[Rows from a dataset of charts and code]

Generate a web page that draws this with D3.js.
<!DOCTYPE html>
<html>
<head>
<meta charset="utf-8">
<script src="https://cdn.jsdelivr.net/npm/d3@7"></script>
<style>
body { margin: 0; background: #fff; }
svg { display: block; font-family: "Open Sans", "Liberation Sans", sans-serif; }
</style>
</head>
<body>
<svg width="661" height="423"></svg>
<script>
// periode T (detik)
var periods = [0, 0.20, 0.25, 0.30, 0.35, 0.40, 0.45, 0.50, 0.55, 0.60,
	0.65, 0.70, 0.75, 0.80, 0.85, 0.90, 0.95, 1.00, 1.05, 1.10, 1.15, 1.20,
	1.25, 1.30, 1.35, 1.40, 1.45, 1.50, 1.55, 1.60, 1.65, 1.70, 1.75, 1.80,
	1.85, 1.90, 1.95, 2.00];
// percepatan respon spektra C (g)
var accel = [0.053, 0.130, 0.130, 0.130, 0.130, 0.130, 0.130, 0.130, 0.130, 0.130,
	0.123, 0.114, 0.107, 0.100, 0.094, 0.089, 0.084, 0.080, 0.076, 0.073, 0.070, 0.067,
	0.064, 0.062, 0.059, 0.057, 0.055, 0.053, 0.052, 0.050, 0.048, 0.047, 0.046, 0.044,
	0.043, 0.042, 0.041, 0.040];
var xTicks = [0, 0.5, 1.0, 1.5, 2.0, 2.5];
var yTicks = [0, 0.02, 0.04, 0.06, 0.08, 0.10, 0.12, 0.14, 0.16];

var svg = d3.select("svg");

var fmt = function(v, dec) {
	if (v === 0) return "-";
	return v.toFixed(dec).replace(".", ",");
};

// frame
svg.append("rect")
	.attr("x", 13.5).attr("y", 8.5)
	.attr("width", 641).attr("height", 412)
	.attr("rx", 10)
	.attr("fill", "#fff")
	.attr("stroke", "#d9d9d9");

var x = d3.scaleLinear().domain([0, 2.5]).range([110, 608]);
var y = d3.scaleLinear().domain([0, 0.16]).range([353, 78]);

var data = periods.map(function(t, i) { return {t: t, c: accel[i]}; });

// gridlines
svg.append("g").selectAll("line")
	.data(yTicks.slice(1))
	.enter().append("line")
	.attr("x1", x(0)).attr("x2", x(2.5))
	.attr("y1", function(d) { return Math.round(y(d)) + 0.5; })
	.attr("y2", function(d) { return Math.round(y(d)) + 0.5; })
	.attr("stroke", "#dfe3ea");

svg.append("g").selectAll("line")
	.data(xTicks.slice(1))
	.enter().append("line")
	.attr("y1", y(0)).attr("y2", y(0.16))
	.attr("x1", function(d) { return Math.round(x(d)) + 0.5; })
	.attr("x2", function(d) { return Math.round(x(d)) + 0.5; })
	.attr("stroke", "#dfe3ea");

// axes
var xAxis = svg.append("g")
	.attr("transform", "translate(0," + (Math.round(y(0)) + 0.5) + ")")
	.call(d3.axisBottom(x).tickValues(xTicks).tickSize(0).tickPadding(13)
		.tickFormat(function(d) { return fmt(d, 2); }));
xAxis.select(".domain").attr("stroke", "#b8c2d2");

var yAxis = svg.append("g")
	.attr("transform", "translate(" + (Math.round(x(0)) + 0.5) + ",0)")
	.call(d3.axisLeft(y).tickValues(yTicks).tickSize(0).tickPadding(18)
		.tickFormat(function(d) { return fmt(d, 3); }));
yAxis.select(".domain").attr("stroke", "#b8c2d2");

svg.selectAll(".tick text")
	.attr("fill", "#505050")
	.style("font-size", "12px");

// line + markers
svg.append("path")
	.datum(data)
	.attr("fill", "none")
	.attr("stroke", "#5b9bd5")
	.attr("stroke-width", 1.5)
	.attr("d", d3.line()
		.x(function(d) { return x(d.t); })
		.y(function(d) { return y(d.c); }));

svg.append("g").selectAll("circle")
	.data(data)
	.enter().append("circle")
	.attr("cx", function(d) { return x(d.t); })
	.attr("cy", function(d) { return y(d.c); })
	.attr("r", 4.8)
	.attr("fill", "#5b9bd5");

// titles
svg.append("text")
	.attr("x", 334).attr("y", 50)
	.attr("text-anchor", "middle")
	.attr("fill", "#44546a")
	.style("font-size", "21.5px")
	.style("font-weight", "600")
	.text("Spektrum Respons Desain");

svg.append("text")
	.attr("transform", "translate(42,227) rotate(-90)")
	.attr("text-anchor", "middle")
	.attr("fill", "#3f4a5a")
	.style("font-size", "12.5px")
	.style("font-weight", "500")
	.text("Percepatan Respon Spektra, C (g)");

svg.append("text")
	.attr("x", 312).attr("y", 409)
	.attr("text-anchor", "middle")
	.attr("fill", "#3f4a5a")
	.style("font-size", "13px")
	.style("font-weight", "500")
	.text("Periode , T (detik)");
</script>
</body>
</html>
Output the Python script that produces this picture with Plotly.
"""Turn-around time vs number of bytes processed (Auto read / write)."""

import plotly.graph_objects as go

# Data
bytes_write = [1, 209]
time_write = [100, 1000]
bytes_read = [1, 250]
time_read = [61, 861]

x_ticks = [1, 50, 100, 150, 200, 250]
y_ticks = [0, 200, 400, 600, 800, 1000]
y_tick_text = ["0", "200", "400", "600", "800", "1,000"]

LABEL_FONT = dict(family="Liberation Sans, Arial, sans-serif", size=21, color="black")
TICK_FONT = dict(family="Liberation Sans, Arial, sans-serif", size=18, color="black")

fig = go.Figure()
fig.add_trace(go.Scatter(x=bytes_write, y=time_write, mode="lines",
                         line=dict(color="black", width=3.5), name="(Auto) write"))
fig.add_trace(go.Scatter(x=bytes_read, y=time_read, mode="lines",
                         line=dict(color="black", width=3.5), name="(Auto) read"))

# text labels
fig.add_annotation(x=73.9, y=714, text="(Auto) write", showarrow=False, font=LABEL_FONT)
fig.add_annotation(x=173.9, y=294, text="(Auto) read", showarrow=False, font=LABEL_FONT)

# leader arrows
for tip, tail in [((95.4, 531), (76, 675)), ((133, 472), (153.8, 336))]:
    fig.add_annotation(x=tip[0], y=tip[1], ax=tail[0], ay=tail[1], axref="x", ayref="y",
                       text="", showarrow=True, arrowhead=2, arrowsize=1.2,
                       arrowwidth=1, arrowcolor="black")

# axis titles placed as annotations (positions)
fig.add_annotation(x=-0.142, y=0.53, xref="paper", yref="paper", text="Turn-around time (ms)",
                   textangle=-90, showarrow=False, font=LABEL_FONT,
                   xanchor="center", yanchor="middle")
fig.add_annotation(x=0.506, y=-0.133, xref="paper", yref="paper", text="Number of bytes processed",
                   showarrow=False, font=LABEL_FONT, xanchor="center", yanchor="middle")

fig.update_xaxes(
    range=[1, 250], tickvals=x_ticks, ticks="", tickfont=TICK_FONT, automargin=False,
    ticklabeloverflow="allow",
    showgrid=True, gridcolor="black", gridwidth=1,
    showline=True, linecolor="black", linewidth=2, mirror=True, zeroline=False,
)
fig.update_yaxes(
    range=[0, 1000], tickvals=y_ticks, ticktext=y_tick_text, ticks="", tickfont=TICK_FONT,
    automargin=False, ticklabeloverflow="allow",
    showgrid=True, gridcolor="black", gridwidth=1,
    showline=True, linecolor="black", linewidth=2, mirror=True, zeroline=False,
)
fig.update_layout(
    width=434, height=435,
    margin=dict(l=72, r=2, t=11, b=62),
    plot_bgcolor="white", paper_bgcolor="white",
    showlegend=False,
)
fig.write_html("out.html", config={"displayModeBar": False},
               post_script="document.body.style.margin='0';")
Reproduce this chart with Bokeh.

Task details: In this exercise, repeat all entries exactly.

Output:
Generate a web page that draws this with D3.js.
<!DOCTYPE html>
<html>
<head>
<meta charset="utf-8">
<script src="https://cdn.jsdelivr.net/npm/d3@7"></script>
<style>
body { margin: 0; background: #fff; }
svg { display: block; font-family: "Open Sans", "Liberation Sans", sans-serif; }
</style>
</head>
<body>
<svg width="661" height="423"></svg>
<script>
// periode T (detik)
var periods = [0, 0.20, 0.25, 0.30, 0.35, 0.40, 0.45, 0.50, 0.55, 0.60,
	0.65, 0.70, 0.75, 0.80, 0.85, 0.90, 0.95, 1.00, 1.05, 1.10, 1.15, 1.20,
	1.25, 1.30, 1.35, 1.40, 1.45, 1.50, 1.55, 1.60, 1.65, 1.70, 1.75, 1.80,
	1.85, 1.90, 1.95, 2.00];
// percepatan respon spektra C (g)
var accel = [0.053, 0.130, 0.130, 0.130, 0.130, 0.130, 0.130, 0.130, 0.130, 0.130,
	0.123, 0.114, 0.107, 0.100, 0.094, 0.089, 0.084, 0.080, 0.076, 0.073, 0.070, 0.067,
	0.064, 0.062, 0.059, 0.057, 0.055, 0.053, 0.052, 0.050, 0.048, 0.047, 0.046, 0.044,
	0.043, 0.042, 0.041, 0.040];
var xTicks = [0, 0.5, 1.0, 1.5, 2.0, 2.5];
var yTicks = [0, 0.02, 0.04, 0.06, 0.08, 0.10, 0.12, 0.14, 0.16];

var svg = d3.select("svg");

var fmt = function(v, dec) {
	if (v === 0) return "-";
	return v.toFixed(dec).replace(".", ",");
};

// frame
svg.append("rect")
	.attr("x", 13.5).attr("y", 8.5)
	.attr("width", 641).attr("height", 412)
	.attr("rx", 10)
	.attr("fill", "#fff")
	.attr("stroke", "#d9d9d9");

var x = d3.scaleLinear().domain([0, 2.5]).range([110, 608]);
var y = d3.scaleLinear().domain([0, 0.16]).range([353, 78]);

var data = periods.map(function(t, i) { return {t: t, c: accel[i]}; });

// gridlines
svg.append("g").selectAll("line")
	.data(yTicks.slice(1))
	.enter().append("line")
	.attr("x1", x(0)).attr("x2", x(2.5))
	.attr("y1", function(d) { return Math.round(y(d)) + 0.5; })
	.attr("y2", function(d) { return Math.round(y(d)) + 0.5; })
	.attr("stroke", "#dfe3ea");

svg.append("g").selectAll("line")
	.data(xTicks.slice(1))
	.enter().append("line")
	.attr("y1", y(0)).attr("y2", y(0.16))
	.attr("x1", function(d) { return Math.round(x(d)) + 0.5; })
	.attr("x2", function(d) { return Math.round(x(d)) + 0.5; })
	.attr("stroke", "#dfe3ea");

// axes
var xAxis = svg.append("g")
	.attr("transform", "translate(0," + (Math.round(y(0)) + 0.5) + ")")
	.call(d3.axisBottom(x).tickValues(xTicks).tickSize(0).tickPadding(13)
		.tickFormat(function(d) { return fmt(d, 2); }));
xAxis.select(".domain").attr("stroke", "#b8c2d2");

var yAxis = svg.append("g")
	.attr("transform", "translate(" + (Math.round(x(0)) + 0.5) + ",0)")
	.call(d3.axisLeft(y).tickValues(yTicks).tickSize(0).tickPadding(18)
		.tickFormat(function(d) { return fmt(d, 3); }));
yAxis.select(".domain").attr("stroke", "#b8c2d2");

svg.selectAll(".tick text")
	.attr("fill", "#505050")
	.style("font-size", "12px");

// line + markers
svg.append("path")
	.datum(data)
	.attr("fill", "none")
	.attr("stroke", "#5b9bd5")
	.attr("stroke-width", 1.5)
	.attr("d", d3.line()
		.x(function(d) { return x(d.t); })
		.y(function(d) { return y(d.c); }));

svg.append("g").selectAll("circle")
	.data(data)
	.enter().append("circle")
	.attr("cx", function(d) { return x(d.t); })
	.attr("cy", function(d) { return y(d.c); })
	.attr("r", 4.8)
	.attr("fill", "#5b9bd5");

// titles
svg.append("text")
	.attr("x", 334).attr("y", 50)
	.attr("text-anchor", "middle")
	.attr("fill", "#44546a")
	.style("font-size", "21.5px")
	.style("font-weight", "600")
	.text("Spektrum Respons Desain");

svg.append("text")
	.attr("transform", "translate(42,227) rotate(-90)")
	.attr("text-anchor", "middle")
	.attr("fill", "#3f4a5a")
	.style("font-size", "12.5px")
	.style("font-weight", "500")
	.text("Percepatan Respon Spektra, C (g)");

svg.append("text")
	.attr("x", 312).attr("y", 409)
	.attr("text-anchor", "middle")
	.attr("fill", "#3f4a5a")
	.style("font-size", "13px")
	.style("font-weight", "500")
	.text("Periode , T (detik)");
</script>
</body>
</html>
Output the Python script that produces this picture with Plotly.
"""Turn-around time vs number of bytes processed (Auto read / write)."""

import plotly.graph_objects as go

# Data
bytes_write = [1, 209]
time_write = [100, 1000]
bytes_read = [1, 250]
time_read = [61, 861]

x_ticks = [1, 50, 100, 150, 200, 250]
y_ticks = [0, 200, 400, 600, 800, 1000]
y_tick_text = ["0", "200", "400", "600", "800", "1,000"]

LABEL_FONT = dict(family="Liberation Sans, Arial, sans-serif", size=21, color="black")
TICK_FONT = dict(family="Liberation Sans, Arial, sans-serif", size=18, color="black")

fig = go.Figure()
fig.add_trace(go.Scatter(x=bytes_write, y=time_write, mode="lines",
                         line=dict(color="black", width=3.5), name="(Auto) write"))
fig.add_trace(go.Scatter(x=bytes_read, y=time_read, mode="lines",
                         line=dict(color="black", width=3.5), name="(Auto) read"))

# text labels
fig.add_annotation(x=73.9, y=714, text="(Auto) write", showarrow=False, font=LABEL_FONT)
fig.add_annotation(x=173.9, y=294, text="(Auto) read", showarrow=False, font=LABEL_FONT)

# leader arrows
for tip, tail in [((95.4, 531), (76, 675)), ((133, 472), (153.8, 336))]:
    fig.add_annotation(x=tip[0], y=tip[1], ax=tail[0], ay=tail[1], axref="x", ayref="y",
                       text="", showarrow=True, arrowhead=2, arrowsize=1.2,
                       arrowwidth=1, arrowcolor="black")

# axis titles placed as annotations (positions)
fig.add_annotation(x=-0.142, y=0.53, xref="paper", yref="paper", text="Turn-around time (ms)",
                   textangle=-90, showarrow=False, font=LABEL_FONT,
                   xanchor="center", yanchor="middle")
fig.add_annotation(x=0.506, y=-0.133, xref="paper", yref="paper", text="Number of bytes processed",
                   showarrow=False, font=LABEL_FONT, xanchor="center", yanchor="middle")

fig.update_xaxes(
    range=[1, 250], tickvals=x_ticks, ticks="", tickfont=TICK_FONT, automargin=False,
    ticklabeloverflow="allow",
    showgrid=True, gridcolor="black", gridwidth=1,
    showline=True, linecolor="black", linewidth=2, mirror=True, zeroline=False,
)
fig.update_yaxes(
    range=[0, 1000], tickvals=y_ticks, ticktext=y_tick_text, ticks="", tickfont=TICK_FONT,
    automargin=False, ticklabeloverflow="allow",
    showgrid=True, gridcolor="black", gridwidth=1,
    showline=True, linecolor="black", linewidth=2, mirror=True, zeroline=False,
)
fig.update_layout(
    width=434, height=435,
    margin=dict(l=72, r=2, t=11, b=62),
    plot_bgcolor="white", paper_bgcolor="white",
    showlegend=False,
)
fig.write_html("out.html", config={"displayModeBar": False},
               post_script="document.body.style.margin='0';")
Reproduce this chart with Bokeh.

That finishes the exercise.